Miri recently saved himself, his colleagues and many villagers from the attack of a male tusker at Chadchadi village in the district.

Around 4 pm on the fateful day, the Forest personnel in the range received the news of an elephant straying into the farmlands at Chadchadi village. Miri was tasked to drive the elephant away from the village into the jungle.

Accordingly, Miri along with his colleagues immediately reached the spot and warned the villagers to stay at a distance from the giant.

After when various methods to shoo the elephant away failed, Miri decided to confront the elephant with a burning torch in his hand.

Even though the tusker charged dangerously at him, Miri stood firm on his ground. After a brief stalemate, the pachyderm decided to back off and gently walked away into the nearby forest.

“After receiving reports from a local Gaja Sathi, about an elephant entering into Chadchadi village, we immediately rushed to the spot and saw the elephant feasting on the standing crops in a farmland. We asked the villagers to maintain distance as it was risky to go near the elephant and if the animal went on a rampage, the situation would go out of hand,” Miri told OTV.

He went on, “My team along with villagers screamed and made loud noises to disperse the elephant but it did not move an inch. Subsequently, we made fire torches and I waved it at the elephant. The elephant left seeing the flames.”
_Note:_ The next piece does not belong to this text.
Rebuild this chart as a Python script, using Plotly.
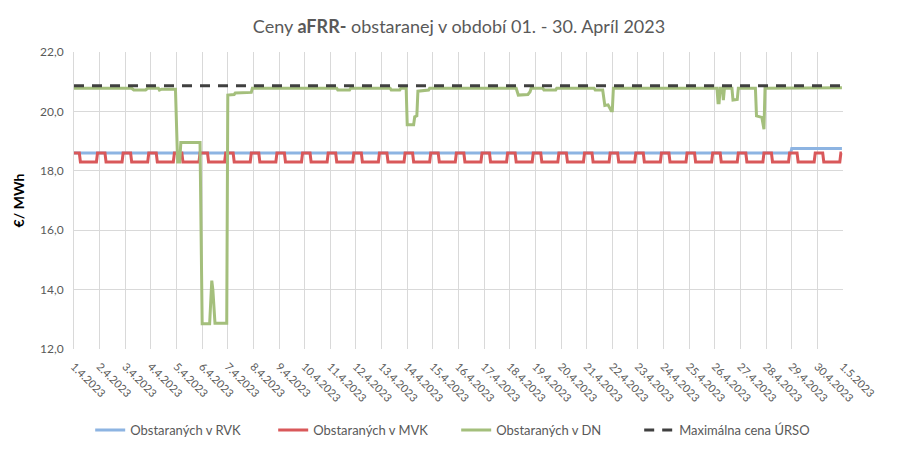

“Even though I know it was dangerous to go near the elephant and show the flames, I took the risk. There was a house in the vicinity and I was afraid if the elephant would damage it. Nevertheless, I would like to appeal to people and Forest officials to avoid taking such risks I did,” he said while cautioning about the dangers involved in getting closer to a wild elephant.

Miri who said his father was a source of inspiration for him, not only saved his own life but averted a major tragedy in the village.
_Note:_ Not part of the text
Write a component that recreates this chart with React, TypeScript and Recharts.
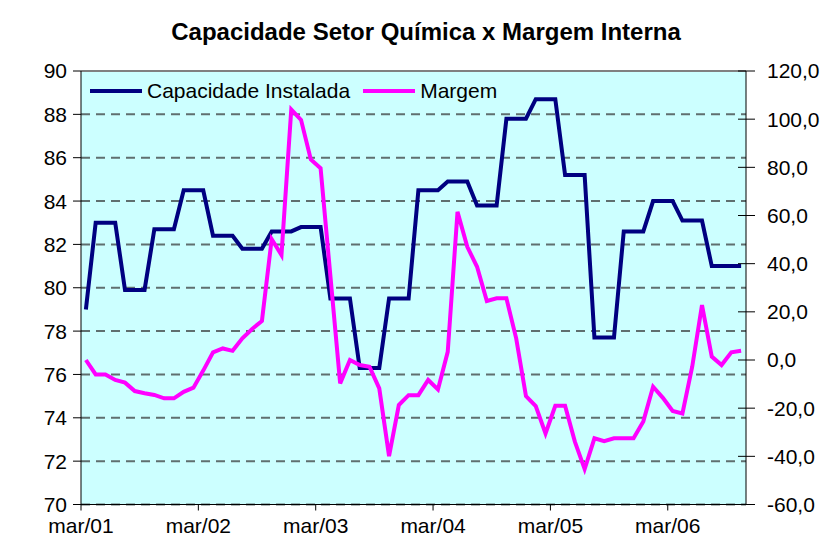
import React from "react";
import {
  LineChart,
  Line,
  XAxis,
  YAxis,
  CartesianGrid,
  ReferenceLine,
  Legend,
} from "recharts";

// monthly series, mar/01 .. out/06
const MONTHS = ["jan", "fev", "mar", "abr", "mai", "jun", "jul", "ago", "set", "out", "nov", "dez"];
const periods = Array.from({ length: 68 }, (_, i) => {
  const m = (2 + i) % 12;
  const y = 1 + Math.floor((2 + i) / 12);
  return `${MONTHS[m]}/${String(y).padStart(2, "0")}`;
});

const capacidade = [
  79.0,
  83.0, 83.0, 83.0,
  79.9, 79.9, 79.9,
  82.7, 82.7, 82.7,
  84.5, 84.5, 84.5,
  82.4, 82.4, 82.4,
  81.8, 81.8, 81.8,
  82.6, 82.6, 82.6,
  82.8, 82.8, 82.8,
  79.5, 79.5, 79.5,
  76.3, 76.3, 76.3,
  79.5, 79.5, 79.5,
  84.5, 84.5, 84.5,
  84.9, 84.9, 84.9,
  83.8, 83.8, 83.8,
  87.8, 87.8, 87.8,
  88.7, 88.7, 88.7,
  85.2, 85.2, 85.2,
  77.7, 77.7, 77.7,
  82.6, 82.6, 82.6,
  84.0, 84.0, 84.0,
  83.1, 83.1, 83.1,
  81.0, 81.0, 81.0, 81.0,
];

const margem = [
  0.0, -6.0, -6.0, -8.3, -9.4, -12.9, -13.8, -14.5, -15.9, -15.9,
  -13.2, -11.5, -4.4, 3.2, 4.8, 3.8, 9.0, 12.9, 16.2, 50.2,
  43.6, 104.0, 99.7, 83.3, 79.6, 35.0, -9.7, 0.0, -2.1, -2.8,
  -11.8, -39.9, -18.7, -14.6, -14.6, -8.3, -12.2, 3.4, 61.5, 47.0,
  38.7, 24.5, 25.6, 25.6, 9.0, -15.0, -19.1, -30.5, -19.0, -19.0,
  -33.9, -45.3, -32.5, -33.7, -32.5, -32.5, -32.5, -25.5, -11.1, -15.7,
  -21.2, -22.2, -2.8, 22.8, 1.4, -2.1, 3.2, 3.8,
];

const xTicks = [0, 12, 24, 36, 48, 60];
const leftTicks = [70, 72, 74, 76, 78, 80, 82, 84, 86, 88, 90];
const rightTicks = [-60, -40, -20, 0, 20, 40, 60, 80, 100, 120];

const data = periods.map((p, i) => ({
  x: i + 0.5,
  periodo: p,
  capacidade: capacidade[i],
  margem: margem[i],
}));

const FONT = "'Liberation Sans', Arial, sans-serif";
const BLUE = "#000080";
const PINK = "#FF00FF";

const RightTick = (props: any) => {
  const { x, y, payload } = props;
  const axisX = x - 12 - 9;
  return (
    <g>
      <line x1={axisX - 8} y1={y} x2={axisX} y2={y} stroke="#000" />
      <text x={x} y={y} dy="0.35em" textAnchor="start" fill="#000" fontSize={21} fontFamily={FONT}>
        {payload.value.toFixed(1).replace(".", ",")}
      </text>
    </g>
  );
};

const LegendContent = () => (
  <div style={{ display: "flex", alignItems: "center", fontFamily: FONT, fontSize: 21, color: "#000" }}>
    <svg width={52} height={10}>
      <line x1={0} y1={5} x2={52} y2={5} stroke={BLUE} strokeWidth={4} />
    </svg>
    <span style={{ marginLeft: 5, marginRight: 13 }}>Capacidade Instalada</span>
    <svg width={52} height={10}>
      <line x1={0} y1={5} x2={52} y2={5} stroke={PINK} strokeWidth={4} />
    </svg>
    <span style={{ marginLeft: 5 }}>Margem</span>
  </div>
);

export default function App() {
  return (
    <div style={{ position: "absolute", left: 0, top: 0, width: 832, height: 560, background: "#fff" }}>
      <div
        style={{
          position: "absolute",
          top: 18,
          left: 0,
          width: 852,
          textAlign: "center",
          fontFamily: FONT,
          fontWeight: "bold",
          fontSize: 24,
          color: "#000",
        }}
      >
        Capacidade Setor Química x Margem Interna
      </div>
      <LineChart
        width={832}
        height={560}
        data={data}
        margin={{ top: 71, right: 0, bottom: 25, left: 0 }}
        style={{ position: "absolute", left: 0, top: 0 }}
      >
        <CartesianGrid
          yAxisId="left"
          vertical={false}
          fill="#CCFFFF"
          stroke="#5f6f6f"
          strokeDasharray="9 6"
          strokeWidth={2}
        />
        <XAxis
          dataKey="x"
          type="number"
          domain={[0, 68]}
          ticks={xTicks}
          interval={0}
          tickFormatter={(v: number) => periods[v]}
          height={30.5}
          tickSize={6}
          tickMargin={8}
          stroke="#000"
          tick={{ fill: "#000", fontSize: 21, fontFamily: FONT }}
        />
        <YAxis
          yAxisId="left"
          domain={[70, 90]}
          ticks={leftTicks}
          interval={0}
          width={81}
          tickSize={8}
          tickMargin={6}
          stroke="#000"
          tick={{ fill: "#000", fontSize: 21, fontFamily: FONT }}
        />
        <YAxis
          yAxisId="right"
          orientation="right"
          domain={[-60, 120]}
          ticks={rightTicks}
          interval={0}
          width={86}
          tickSize={9}
          tickMargin={12}
          stroke="#000"
          tick={<RightTick />}
        />
        <ReferenceLine yAxisId="left" y={90} stroke="#808080" strokeWidth={2} />
        <Legend
          layout="vertical"
          align="center"
          verticalAlign="middle"
          content={<LegendContent />}
          wrapperStyle={{ top: 79, left: 90, width: "auto" }}
        />
        <Line
          yAxisId="left"
          dataKey="capacidade"
          name="Capacidade Instalada"
          stroke={BLUE}
          strokeWidth={4}
          dot={false}
          isAnimationActive={false}
        />
        <Line
          yAxisId="right"
          dataKey="margem"
          name="Margem"
          stroke={PINK}
          strokeWidth={4}
          dot={false}
          isAnimationActive={false}
        />
      </LineChart>
    </div>
  );
}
“There are many brave Forest Guards like him who are driving away straying elephants from human habitats day in and day out. It was a part of my duty,” said Miri humbly.

“I am very thankful to Miri Babu because his bravery saved many lives that day. He is always prompt whenever we inform him about the presence of wild animals in the village,” said the Gaja Sathi who  tipped off the Forest department about the tusker.